Getting the chance to visit the Metropolitan Museum of Art in New York is always a treat, and this fall a small show is particularly worth a visit.
The show is very small, only some 20 or so pieces gathered from the Hispanic Society of America and the Met’s collection, but that doesn’t diminish the impact of the work.
“The Greek” (1541-1614) made his name in Toledo, Spain, following a stint in Italy, after leaving his home in Crete to seek fame and fortune. His work follows the standard religious themes of the period, but his style is unique to the period. Several of his portraits seem to have a blue filter — imagine the tonal quality of a movie like “Gone Girl,” for example. Add in the way he elongates his figures and the show makes a case that he is a precursor of modernism.
El Greco’s paintings have an ethereal quality that highlights the spirituality of the pieces, which probably developed from his training as an icon painter.

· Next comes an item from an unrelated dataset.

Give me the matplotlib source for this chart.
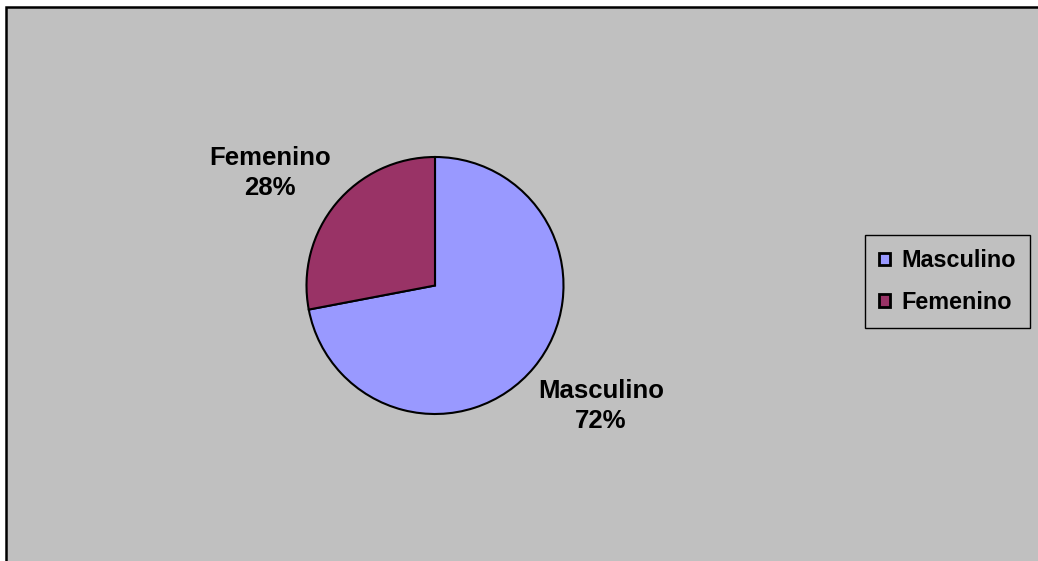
import matplotlib.pyplot as plt
from matplotlib.patches import Rectangle

plt.rcParams['font.family'] = ['Liberation Sans', 'DejaVu Sans']

categories = ['Masculino', 'Femenino']
shares = [72, 28]
colors = ['#9999FF', '#993366']

W, H = 1038, 561
fig = plt.figure(figsize=(W / 100, H / 100), dpi=100, facecolor='white')

# grey chart area with black frame (right/bottom run off the edge)
fig.patches.append(Rectangle((6 / W, -0.05), 1.1, (H - 7) / H + 0.05,
                             transform=fig.transFigure, facecolor='#C0C0C0',
                             edgecolor='black', linewidth=1.8, zorder=-5))

cx, cy, r = 435, 285.5, 128.5
ax = fig.add_axes([(cx - r) / W, (H - cy - r) / H, 2 * r / W, 2 * r / H])
ax.set_facecolor('none')
ax.set_zorder(2)

wedges, _ = ax.pie(shares, colors=colors, startangle=90, counterclock=False,
                   radius=1.0, wedgeprops=dict(edgecolor='black', linewidth=1.5))
ax.set_xlim(-1, 1)
ax.set_ylim(-1, 1)
ax.set_aspect('equal')
ax.axis('off')

label_pos = {'Masculino': (1.29, -0.935), 'Femenino': (-1.284, 0.878)}
for name, val in zip(categories, shares):
    x, y = label_pos[name]
    ax.text(x, y, f'{name}\n{val}%', ha='center', va='center', fontsize=18.5,
            fontweight='bold', linespacing=1.33, clip_on=False)

leg = fig.legend(wedges, categories, loc='center',
                 bbox_to_anchor=(947.5 / W, 1 - 281.5 / H),
                 prop=dict(size=16.8, weight='bold'), frameon=True,
                 fancybox=False, handlelength=0.45, handleheight=0.45,
                 handletextpad=0.5, labelspacing=0.8, borderpad=0.6,
                 borderaxespad=0)
leg.get_frame().set_facecolor('#C0C0C0')
leg.get_frame().set_edgecolor('black')
leg.get_frame().set_linewidth(1.0)
leg.get_frame().set_alpha(1)
for h in leg.legend_handles:
    h.set_linewidth(2.0)

fig.savefig('out.png', dpi=100, facecolor='white')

“The Vision of St. John” is a great example of El Greco’s influence. The figures are elongated and and the flesh tones have a blue hue. The central grouping echoes Picasso’s “Les Demoiselles d’Avignon,” and it would be easy to convince that, with its stylized black shadows around the figures, it was the work of an expressionist.
The paintings feel contemporary. One can only imagine how radical his work must have seemed to late-16th century viewers.
The artist always signed with his real name, and the name of Domenikos Theotokopoulos stands tall among the greats of art history still.
“El Greco in New York” runs through Feb. 1.